Thursday, 13 March 2014

Context, Luck and Skilled People Failing

Skilled people failing. This is what many lean transformations look like. Why? The rules are changing. Bosses with hammers find that leading their organization now requires a Swiss army knife. What got you here won't get you there. This is a topic that has been covered extensively under the mindset change, behavior change, organizational development, lean leadership topics. Exit the comfort zone into the learning zone, but not too far into the fear zone. Etc.

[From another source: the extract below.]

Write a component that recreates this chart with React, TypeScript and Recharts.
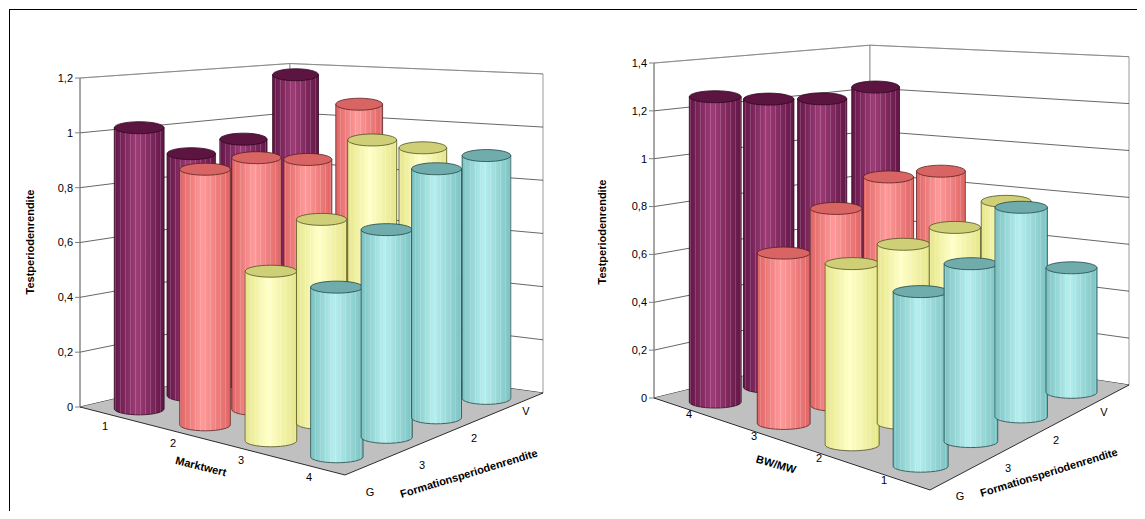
import { BarChart, Bar, XAxis, YAxis } from 'recharts';

// Formationsperiodenrendite (depth axis, front to back)
const FORMATION = ['G', '3', '2', 'V'];
const LEFT_ROWS = ['1', '2', '3', '4']; // Marktwert
const RIGHT_ROWS = ['4', '3', '2', '1']; // BW/MW

// values per row (purple, pink, yellow, cyan), along G,3,2,V
const LEFT_PURPLE = [1.03, 0.91, 0.94, 1.17];
const LEFT_PINK = [0.92, 0.93, 0.89, 1.07];
const LEFT_YELLOW = [0.6, 0.74, 0.99, 0.92];
const LEFT_CYAN = [0.59, 0.74, 0.91, 0.91];

const RIGHT_PURPLE = [1.28, 1.24, 1.21, 1.23];
const RIGHT_PINK = [0.7, 0.83, 0.91, 0.88];
const RIGHT_YELLOW = [0.73, 0.74, 0.74, 0.78];
const RIGHT_CYAN = [0.69, 0.72, 0.87, 0.53];

const LEFT_TICKS = [0, 0.2, 0.4, 0.6, 0.8, 1, 1.2];
const RIGHT_TICKS = [0, 0.2, 0.4, 0.6, 0.8, 1, 1.2, 1.4];

const COLORS = [
  { id: 'pu', side: '#862a62', light: '#9e3c78', dark: '#621646', top: '#5c1440', edge: '#2e0820' },
  { id: 'pk', side: '#ff8080', light: '#ff9a9a', dark: '#e06565', top: '#d86464', edge: '#5a2020' },
  { id: 'ye', side: '#ffffa8', light: '#ffffc8', dark: '#e6e68a', top: '#cfcf78', edge: '#505020' },
  { id: 'cy', side: '#a0e0e0', light: '#b6eeee', dark: '#7cc2c2', top: '#70acac', edge: '#204848' },
];

const buildData = (rows: number[][]) =>
  FORMATION.map((f, j) => ({ f, s0: rows[0][j], s1: rows[1][j], s2: rows[2][j], s3: rows[3][j] }));

const fmt = (v: number) => String(v).replace('.', ',');

// floor corners L (left), B (back), R (right), F (front) and height factor at each
const LEFT = {
  x0: 80, y0: 407, yTop: 78, max: 1.2, ticks: LEFT_TICKS, rx: 25, ry: 6,
  L: [80, 407], B: [290, 358], R: [543, 393], F: [345, 475],
  k: [1, 0.895, 0.97, 1.07],
  data: buildData([LEFT_PURPLE, LEFT_PINK, LEFT_YELLOW, LEFT_CYAN]),
};
const RIGHT = {
  x0: 654, y0: 398, yTop: 63, max: 1.4, ticks: RIGHT_TICKS, rx: 26, ry: 6,
  L: [654, 398], B: [870, 345], R: [1129, 385], F: [930, 490],
  k: [1, 0.895, 0.98, 1.08],
  data: buildData([RIGHT_PURPLE, RIGHT_PINK, RIGHT_YELLOW, RIGHT_CYAN]),
};

// bilinear position on the floor: u along rows (L->F), v along formation (L->B)
const floorAt = (cfg: typeof LEFT, u: number, v: number) => {
  const w = [(1 - u) * (1 - v), (1 - u) * v, u * v, u * (1 - v)];
  const P = [cfg.L, cfg.B, cfg.R, cfg.F];
  return {
    x: w.reduce((a, wi, n) => a + wi * P[n][0], 0),
    y: w.reduce((a, wi, n) => a + wi * P[n][1], 0),
    k: w.reduce((a, wi, n) => a + wi * cfg.k[n], 0),
  };
};

const Cylinder = (props: any) => {
  const { height, index, row, cfg } = props;
  const c = COLORS[row];
  const p = floorAt(cfg, (row + 0.5) / 4, (index + 0.5) / 4);
  const h = height * p.k;
  const cx = p.x;
  const cy = p.y;
  const top = cy - h;
  const rx = cfg.rx * p.k;
  const ry = cfg.ry;
  const side = `M${cx - rx},${top} L${cx - rx},${cy} A${rx},${ry} 0 0 0 ${cx + rx},${cy} L${cx + rx},${top} Z`;
  return (
    <g>
      <path d={side} fill={`url(#g-${c.id})`} stroke={c.edge} strokeWidth={0.8} />
      <path d={side} fill={`url(#p-${c.id})`} stroke="none" />
      <ellipse cx={cx} cy={top} rx={rx} ry={ry} fill={c.top} stroke={c.edge} strokeWidth={0.8} />
    </g>
  );
};

const Walls = ({ cfg }: { cfg: typeof LEFT }) => {
  const s = (cfg.y0 - cfg.yTop) / cfg.max;
  const { L, B, R, F } = cfg;
  const [kL, kB, kR] = cfg.k;
  const pt = (p: number[], t: number, k: number) => `${p[0]},${p[1] - t * s * k}`;
  return (
    <g>
      <polygon points={`${pt(L, 0, kL)} ${pt(B, 0, kB)} ${pt(B, cfg.max, kB)} ${pt(L, cfg.max, kL)}`} fill="#fff" stroke="#808080" strokeWidth={0.8} />
      <polygon points={`${pt(B, 0, kB)} ${pt(R, 0, kR)} ${pt(R, cfg.max, kR)} ${pt(B, cfg.max, kB)}`} fill="#fff" stroke="#808080" strokeWidth={0.8} />
      {cfg.ticks.map((t) => (
        <polyline key={t} points={`${pt(L, t, kL)} ${pt(B, t, kB)} ${pt(R, t, kR)}`} fill="none"
          stroke={t === cfg.max ? '#808080' : '#000'} strokeWidth={0.6} />
      ))}
      <polygon points={`${pt(L, 0, 1)} ${pt(B, 0, 1)} ${pt(R, 0, 1)} ${pt(F, 0, 1)}`} fill="#c0c0c0" stroke="none" />
      <polyline points={`${pt(L, 0, 1)} ${pt(F, 0, 1)} ${pt(R, 0, 1)}`} fill="none" stroke="#000" strokeWidth={0.8} />
    </g>
  );
};

const Panel = ({ cfg }: { cfg: typeof LEFT }) => (
  <div style={{ position: 'absolute', left: 0, top: 0 }}>
    <BarChart
      width={1145}
      height={519}
      data={cfg.data}
      margin={{ top: cfg.yTop, bottom: 519 - cfg.y0, left: cfg.x0 - 40, right: 1145 - cfg.x0 - 400 }}
    >
      <XAxis dataKey="f" hide />
      <YAxis
        width={40}
        domain={[0, cfg.max]}
        ticks={cfg.ticks}
        tickFormatter={fmt}
        axisLine={{ stroke: '#808080' }}
        tickLine={{ stroke: '#808080' }}
        tickSize={5}
        tick={{ fontSize: 11, fill: '#000', fontFamily: 'Arial, Liberation Sans' }}
        interval={0}
      />
      {[0, 1, 2, 3].map((k) => (
        <Bar key={k} dataKey={`s${k}`} isAnimationActive={false} shape={(p: any) => <Cylinder {...p} row={k} cfg={cfg} />} />
      ))}
    </BarChart>
  </div>
);

const T = ({ x, y, t, bold, rot = 0 }: any) => (
  <text x={x} y={y} textAnchor="middle" fontSize={11} fontWeight={bold ? 'bold' : 'normal'}
    fontFamily="Arial, Liberation Sans" transform={rot ? `rotate(${rot} ${x} ${y})` : undefined}>{t}</text>
);

export default function App() {
  return (
    <div style={{ position: 'relative', width: 1129, height: 503 }}>
      <div style={{ position: 'absolute', left: -8, top: -8, width: 1145, height: 519, background: '#fff' }}>
        <svg width={1145} height={519} style={{ position: 'absolute', left: 0, top: 0 }}>
          <defs>
            {COLORS.map((c) => (
              <g key={c.id}>
                <linearGradient id={`g-${c.id}`} x1="0" x2="1" y1="0" y2="0">
                  <stop offset="0" stopColor={c.dark} />
                  <stop offset="0.45" stopColor={c.light} />
                  <stop offset="1" stopColor={c.dark} />
                </linearGradient>
                <pattern id={`p-${c.id}`} width={5} height={10} patternUnits="userSpaceOnUse">
                  <line x1={0.5} y1={0} x2={0.5} y2={10} stroke="#fff" strokeOpacity={0.25} strokeWidth={0.7} />
                </pattern>
              </g>
            ))}
          </defs>
          <rect x={9.5} y={9.5} width={1128} height={515} fill="none" stroke="#000" strokeWidth={1} />
          <Walls cfg={LEFT} />
          <Walls cfg={RIGHT} />
          <T x={34} y={242} t="Testperiodenrendite" bold rot={-90} />
          <T x={606} y={232} t="Testperiodenrendite" bold rot={-90} />
          {LEFT_ROWS.map((t, i) => <T key={t} x={105 + i * 68} y={430 + i * 17} t={t} />)}
          <T x={200} y={470} t="Marktwert" bold rot={14} />
          {FORMATION.map((t, j) => <T key={t} x={370 + j * 52} y={496 - j * 27} t={t} />)}
          <T x={470} y={477} t="Formationsperiodenrendite" bold rot={-17} />
          {RIGHT_ROWS.map((t, i) => <T key={t} x={689 + i * 65} y={418 + i * 22} t={t} />)}
          <T x={775} y={468} t="BW/MW" bold rot={16} />
          {FORMATION.map((t, j) => <T key={t} x={960 + j * 48} y={500 - j * 28} t={t} />)}
          <T x={1050} y={476} t="Formationsperiodenrendite" bold rot={-17} />
        </svg>
        <Panel cfg={LEFT} />
        <Panel cfg={RIGHT} />
      </div>
    </div>
  );
}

But let's talk about skilled consultants failing. Specifically lean consultants. What's our excuse? Trick question. Lean people don't make excuses. We ask why and seek causes. I'll put incompetence aside for the moment since the causes and countermeasures to that are well known. Caveat emptor. Where competent and skilled consultants often fail is when entering domains in which there is a high degree of uncertainty, with a high degree of certainty that they know what they are doing. There is also a remedy for that. For those new to the notion of humble inquiry or it's two individual elements, I recommend this book.

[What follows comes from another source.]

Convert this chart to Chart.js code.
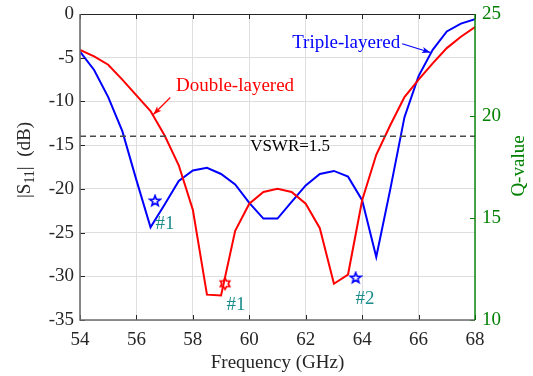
<!DOCTYPE html>
<html><head><meta charset="utf-8">
<script src="https://cdn.jsdelivr.net/npm/chart.js@4.4.0/dist/chart.umd.min.js"></script>
<style>html,body{margin:0;padding:0;background:#fff}#wrap{width:533px;height:376px}</style>
</head><body><div id="wrap"><canvas id="c" width="533" height="376"></canvas></div>
<script>
// ---- data ----
const freqs = [54,54.5,55,55.5,56,56.5,57,57.5,58,58.5,59,59.5,60,60.5,61,61.5,62,62.5,63,63.5,64,64.5,65,65.5,66,66.5,67,67.5,68];
const tripleLayered = [-4.3,-6.4,-9.5,-13.4,-19.0,-24.4,-21.8,-19.1,-17.9,-17.6,-18.3,-19.5,-21.6,-23.4,-23.4,-21.5,-19.6,-18.3,-17.95,-18.6,-21.3,-27.8,-20.0,-11.8,-7.1,-4.1,-2.0,-1.1,-0.6];
const doubleLayered = [-4.1,-4.85,-5.8,-7.5,-9.3,-11.1,-13.9,-17.3,-22.4,-32.1,-32.2,-24.8,-21.7,-20.35,-20.0,-20.35,-21.7,-24.5,-30.85,-29.8,-21.3,-16.1,-12.7,-9.5,-7.5,-5.65,-3.9,-2.6,-1.5];
const vswrLevel = -13.98;
const xTicks = [54,56,58,60,62,64,66,68];
const yTicks = [-35,-30,-25,-20,-15,-10,-5,0];
const qTicks = [10,15,20,25];
const tripleMarkerF = [56.66,63.77];
const tripleMarkerDb = [-21.4,-30.2];
const doubleMarkerF = [59.14];
const doubleMarkerDb = [-30.85];
const markerLabels = ['#1','#2','#1'];

// ---- styles ----
const SERIF = '"Liberation Serif","Times New Roman",serif';
const TXT = '#262626';
const GREEN = '#008000';
const TEAL = '#1a8c8c';

function starCanvas(points, inner, color){
  const s = 14, c = document.createElement('canvas'); c.width = s; c.height = s;
  const g = c.getContext('2d'); const R = 5.5, r = R*inner;
  g.beginPath();
  for(let i=0;i<points*2;i++){
    const a = -Math.PI/2 + i*Math.PI/points; const rr = i%2===0?R:r;
    const x = s/2 + rr*Math.cos(a), y = s/2 + rr*Math.sin(a);
    i===0?g.moveTo(x,y):g.lineTo(x,y);
  }
  g.closePath(); g.fillStyle='#fff'; g.fill(); g.lineWidth=1.6; g.strokeStyle=color; g.stroke();
  return c;
}
const pentagram = starCanvas(5, 0.42, '#0000ff');
const hexagram = starCanvas(6, 0.577, '#ff0000');

function arrow(ctx,x1,y1,x2,y2,color){
  ctx.save(); ctx.strokeStyle=color; ctx.fillStyle=color; ctx.lineWidth=1.2;
  ctx.beginPath(); ctx.moveTo(x1,y1); ctx.lineTo(x2,y2); ctx.stroke();
  const a=Math.atan2(y2-y1,x2-x1), L=9, w=0.35;
  ctx.beginPath(); ctx.moveTo(x2,y2);
  ctx.lineTo(x2-L*Math.cos(a-w), y2-L*Math.sin(a-w));
  ctx.lineTo(x2-L*0.7*Math.cos(a), y2-L*0.7*Math.sin(a));
  ctx.lineTo(x2-L*Math.cos(a+w), y2-L*Math.sin(a+w));
  ctx.closePath(); ctx.fill(); ctx.restore();
}

const decor = {
  id:'decor',
  afterDraw(chart){
    const ctx = chart.ctx, a = chart.chartArea;
    const xs = chart.scales.x, ys = chart.scales.y, qs = chart.scales.q;
    ctx.save();
    ctx.lineWidth = 1;
    ctx.strokeStyle = TXT;
    xTicks.forEach(v=>{ const px=Math.round(xs.getPixelForValue(v))+0.5;
      ctx.beginPath(); ctx.moveTo(px,a.bottom); ctx.lineTo(px,a.bottom-5); ctx.moveTo(px,a.top); ctx.lineTo(px,a.top+5); ctx.stroke(); });
    yTicks.forEach(v=>{ const py=Math.round(ys.getPixelForValue(v))+0.5;
      ctx.beginPath(); ctx.moveTo(a.left,py); ctx.lineTo(a.left+5,py); ctx.stroke(); });
    ctx.strokeStyle = GREEN;
    qTicks.forEach(v=>{ const py=Math.round(qs.getPixelForValue(v))+0.5;
      ctx.beginPath(); ctx.moveTo(a.right,py); ctx.lineTo(a.right-5,py); ctx.stroke(); });
    ctx.lineWidth = 1; ctx.strokeStyle = TXT;
    ctx.beginPath(); ctx.moveTo(a.left,a.top+0.5); ctx.lineTo(a.right,a.top+0.5); ctx.stroke();
    ctx.lineWidth = 1.6; ctx.strokeStyle = '#6e6e6e';
    ctx.beginPath(); ctx.moveTo(a.left,a.top); ctx.lineTo(a.left,a.bottom); ctx.lineTo(a.right,a.bottom); ctx.stroke();
    ctx.lineWidth = 1.4; ctx.strokeStyle = GREEN;
    ctx.beginPath(); ctx.moveTo(a.right,a.top); ctx.lineTo(a.right,a.bottom); ctx.stroke();

    ctx.textBaseline='middle'; ctx.textAlign='center';
    ctx.fillStyle = TXT; ctx.font = '19px '+SERIF;
    ctx.fillText('Frequency (GHz)', (a.left+a.right)/2, 363);
    ctx.save(); ctx.translate(25,160); ctx.rotate(-Math.PI/2);
    const big='19px '+SERIF, small='14px '+SERIF;
    ctx.font=big; const w1=ctx.measureText('|S').width, w3=ctx.measureText('|  (dB)').width;
    ctx.font=small; const w2=ctx.measureText('11').width;
    let x0=-(w1+w2+w3)/2; ctx.textAlign='left';
    ctx.font=big; ctx.fillText('|S',x0,0);
    ctx.font=small; ctx.fillText('11',x0+w1,5);
    ctx.font=big; ctx.fillText('|  (dB)',x0+w1+w2,0);
    ctx.restore();
    ctx.save(); ctx.translate(519,166); ctx.rotate(-Math.PI/2);
    ctx.fillStyle=GREEN; ctx.font='19px '+SERIF; ctx.textAlign='center'; ctx.textBaseline='middle';
    ctx.fillText('Q-value',0,0); ctx.restore();

    const P=(f,d)=>[xs.getPixelForValue(f), ys.getPixelForValue(d)];
    ctx.textAlign='left'; ctx.textBaseline='middle';
    ctx.font='19px '+SERIF;
    ctx.fillStyle='#ff0000'; let p=P(57.4,-8.25); ctx.fillText('Double-layered',p[0],p[1]);
    let t=P(57.2,-9.55), h=P(56.6,-11.5); arrow(ctx,t[0],t[1],h[0],h[1],'#ff0000');
    ctx.fillStyle='#0000ff'; p=P(61.52,-3.3); ctx.fillText('Triple-layered',p[0],p[1]);
    t=P(65.42,-3.4); h=P(66.42,-4.4); arrow(ctx,t[0],t[1],h[0],h[1],'#0000ff');
    ctx.fillStyle='#000'; ctx.font='17px '+SERIF; p=P(60.03,-15.15); ctx.fillText('VSWR=1.5',p[0],p[1]);
    ctx.fillStyle=TEAL; ctx.font='19px '+SERIF; ctx.textAlign='center';
    p=P(57.01,-24.05); ctx.fillText(markerLabels[0],p[0],p[1]);
    p=P(64.1,-32.6); ctx.fillText(markerLabels[1],p[0],p[1]);
    p=P(59.53,-33.3); ctx.fillText(markerLabels[2],p[0],p[1]);
    ctx.restore();
  }
};

const pts = (xsArr, ysArr) => xsArr.map((f,i)=>({x:f,y:ysArr[i]}));

new Chart(document.getElementById('c'), {
  type:'line',
  data:{ datasets:[
    {label:'VSWR=1.5', data:[{x:freqs[0],y:vswrLevel},{x:freqs[freqs.length-1],y:vswrLevel}], borderColor:'#4a4a4a', borderWidth:1.5, borderDash:[6,4], pointRadius:0},
    {label:'Double-layered', data:pts(freqs,doubleLayered), borderColor:'#ff0000', borderWidth:2, pointRadius:0, tension:0},
    {label:'Triple-layered', data:pts(freqs,tripleLayered), borderColor:'#0000ff', borderWidth:2, pointRadius:0, tension:0},
    {label:'Triple markers', data:pts(tripleMarkerF,tripleMarkerDb), showLine:false, pointStyle:pentagram, pointRadius:7},
    {label:'Double markers', data:pts(doubleMarkerF,doubleMarkerDb), showLine:false, pointStyle:hexagram, pointRadius:7}
  ]},
  options:{
    responsive:false, animation:false, devicePixelRatio:1,
    layout:{padding:{top:14,left:0,right:0,bottom:0}},
    plugins:{legend:{display:false}, tooltip:{enabled:false}},
    scales:{
      x:{type:'linear', min:54, max:68, afterBuildTicks:s=>{s.ticks=xTicks.map(v=>({value:v}));},
        afterFit:s=>{s.height=56; s.paddingLeft=0; s.paddingRight=0;},
        grid:{color:'#dedede', drawTicks:false}, border:{display:false},
        ticks:{padding:9, color:TXT, font:{family:SERIF,size:19}, maxRotation:0, autoSkip:false}},
      y:{type:'linear', position:'left', min:-35, max:0, afterBuildTicks:s=>{s.ticks=yTicks.map(v=>({value:v}));},
        afterFit:s=>{s.width=80; s.paddingTop=0; s.paddingBottom=0;},
        grid:{color:'#dedede', drawTicks:false}, border:{display:false},
        ticks:{padding:6, color:TXT, font:{family:SERIF,size:19}}},
      q:{type:'linear', position:'right', min:10, max:25, afterBuildTicks:s=>{s.ticks=qTicks.map(v=>({value:v}));},
        afterFit:s=>{s.width=58; s.paddingTop=0; s.paddingBottom=0;},
        grid:{drawOnChartArea:false, drawTicks:false}, border:{display:false},
        ticks:{padding:7, color:GREEN, font:{family:SERIF,size:19}}}
    }
  },
  plugins:[decor]
});
</script></body></html>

Lately I've recognized what may be a pattern among skilled lean consultants failing. We can call it luck / bad luck, bad fit with the client, but to be more scientific it is a case of being unable to recognize the context switch from certainty to uncertainty. Just as leaders who can't switch between directive, supportive, delegating and coaching styles have limited long-term success, consultants need to read the environment skillfully and sometimes stop being the sensei, the coach, the roll-up-your-sleeves-and-move-the-machine guy, or whatever style is not appropriate for the specific client environment.

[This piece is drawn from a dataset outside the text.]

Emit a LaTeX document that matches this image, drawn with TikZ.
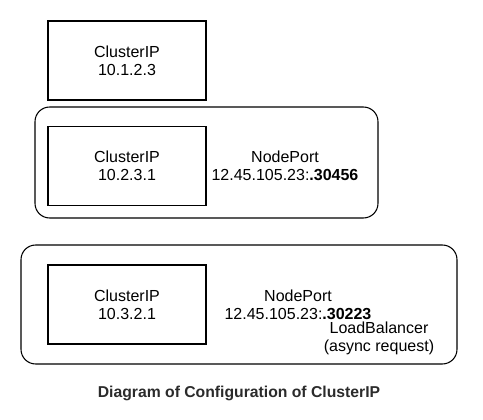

It's hard to say "recognize when you are in an environment that doesn't suit your default style" because people tend to be blind to these things. As a more general rule, consultants can begin by recognizing that there are almost always invisible factors which have a large effect on the successful outcome of the project, transformation or intervention. Root these out, question assumptions, be nervous if things are going too smoothly for too long. If wins are coming early, fast and easy, question whether you really understand cause and effect. Luck turns. True skill recognizes this.

Skilled lean consultants are in the business of selling effective change. The content has been fairly stable over decades, maybe centuries. The context is constantly changing. How well do you recognize this?

1 comment:

  1. Great point - any situation has a technical and a political component. The question I'm often faced with is at what point am I supposed to fail - when does the political compromise compromises the leanness of lean :). So far, the one context change I don't know how to navigate is the company being bought or CEO change.